Instructions for the task
Reproduce the listing below exactly, beginning with its first line and ending with the line that holds "svg.selectAll('*').remove();"; pictures are not part of the copy.

--- BEGIN Data ---

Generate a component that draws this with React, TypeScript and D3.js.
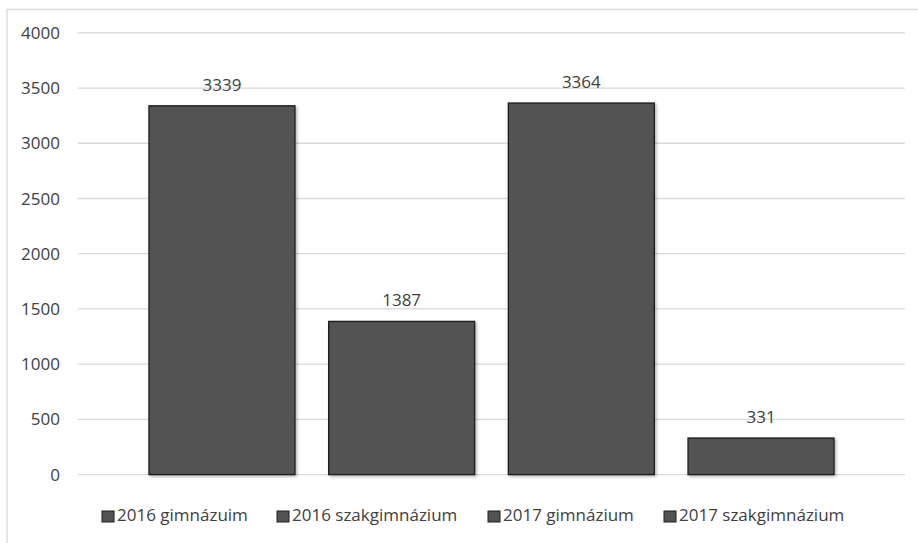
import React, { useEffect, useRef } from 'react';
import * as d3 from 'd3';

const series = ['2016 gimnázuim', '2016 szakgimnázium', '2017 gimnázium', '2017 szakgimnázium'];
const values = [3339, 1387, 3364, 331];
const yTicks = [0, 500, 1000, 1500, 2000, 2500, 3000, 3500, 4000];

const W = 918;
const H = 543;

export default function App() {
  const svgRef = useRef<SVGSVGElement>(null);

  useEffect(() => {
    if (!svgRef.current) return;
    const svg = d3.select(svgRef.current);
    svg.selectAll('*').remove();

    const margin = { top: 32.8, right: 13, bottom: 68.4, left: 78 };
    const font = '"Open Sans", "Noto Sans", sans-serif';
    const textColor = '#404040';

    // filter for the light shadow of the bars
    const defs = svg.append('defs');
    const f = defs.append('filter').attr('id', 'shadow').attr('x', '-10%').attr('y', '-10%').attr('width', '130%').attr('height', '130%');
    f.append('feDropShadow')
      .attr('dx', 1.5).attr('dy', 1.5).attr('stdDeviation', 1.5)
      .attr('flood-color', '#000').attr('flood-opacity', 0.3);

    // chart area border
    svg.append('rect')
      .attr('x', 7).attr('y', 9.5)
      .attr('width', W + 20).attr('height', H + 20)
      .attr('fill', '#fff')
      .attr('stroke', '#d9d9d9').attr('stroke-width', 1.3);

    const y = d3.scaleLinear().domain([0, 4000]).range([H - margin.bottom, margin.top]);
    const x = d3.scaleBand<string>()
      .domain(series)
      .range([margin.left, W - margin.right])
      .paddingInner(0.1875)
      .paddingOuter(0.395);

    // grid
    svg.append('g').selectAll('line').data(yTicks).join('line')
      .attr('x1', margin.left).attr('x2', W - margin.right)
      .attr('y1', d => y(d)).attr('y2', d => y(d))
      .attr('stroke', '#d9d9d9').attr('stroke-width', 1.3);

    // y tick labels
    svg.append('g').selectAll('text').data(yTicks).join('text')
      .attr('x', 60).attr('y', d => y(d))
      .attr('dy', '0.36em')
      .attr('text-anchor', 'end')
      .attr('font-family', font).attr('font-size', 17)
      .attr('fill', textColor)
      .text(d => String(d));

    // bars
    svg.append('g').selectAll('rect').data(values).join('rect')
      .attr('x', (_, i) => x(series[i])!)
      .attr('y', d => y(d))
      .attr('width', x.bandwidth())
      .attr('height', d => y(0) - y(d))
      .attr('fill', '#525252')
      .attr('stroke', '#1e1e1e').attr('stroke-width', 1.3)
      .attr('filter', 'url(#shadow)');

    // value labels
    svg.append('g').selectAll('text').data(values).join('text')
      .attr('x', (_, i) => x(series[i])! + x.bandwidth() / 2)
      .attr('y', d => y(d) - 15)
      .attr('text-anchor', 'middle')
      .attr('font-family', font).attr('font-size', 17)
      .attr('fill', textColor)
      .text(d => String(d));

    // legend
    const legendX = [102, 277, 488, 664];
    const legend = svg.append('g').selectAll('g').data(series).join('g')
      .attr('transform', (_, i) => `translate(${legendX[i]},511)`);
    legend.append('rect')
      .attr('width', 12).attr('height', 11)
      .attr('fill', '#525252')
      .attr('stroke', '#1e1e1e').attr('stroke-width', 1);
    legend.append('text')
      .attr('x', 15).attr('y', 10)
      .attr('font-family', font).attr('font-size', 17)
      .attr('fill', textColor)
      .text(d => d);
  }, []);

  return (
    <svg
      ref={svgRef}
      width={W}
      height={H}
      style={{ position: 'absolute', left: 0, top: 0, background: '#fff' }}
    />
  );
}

--- END Data ---

Answer to the task
Generate a component that draws this with React, TypeScript and D3.js.
import React, { useEffect, useRef } from 'react';
import * as d3 from 'd3';

const series = ['2016 gimnázuim', '2016 szakgimnázium', '2017 gimnázium', '2017 szakgimnázium'];
const values = [3339, 1387, 3364, 331];
const yTicks = [0, 500, 1000, 1500, 2000, 2500, 3000, 3500, 4000];

const W = 918;
const H = 543;

export default function App() {
  const svgRef = useRef<SVGSVGElement>(null);

  useEffect(() => {
    if (!svgRef.current) return;
    const svg = d3.select(svgRef.current);
    svg.selectAll('*').remove();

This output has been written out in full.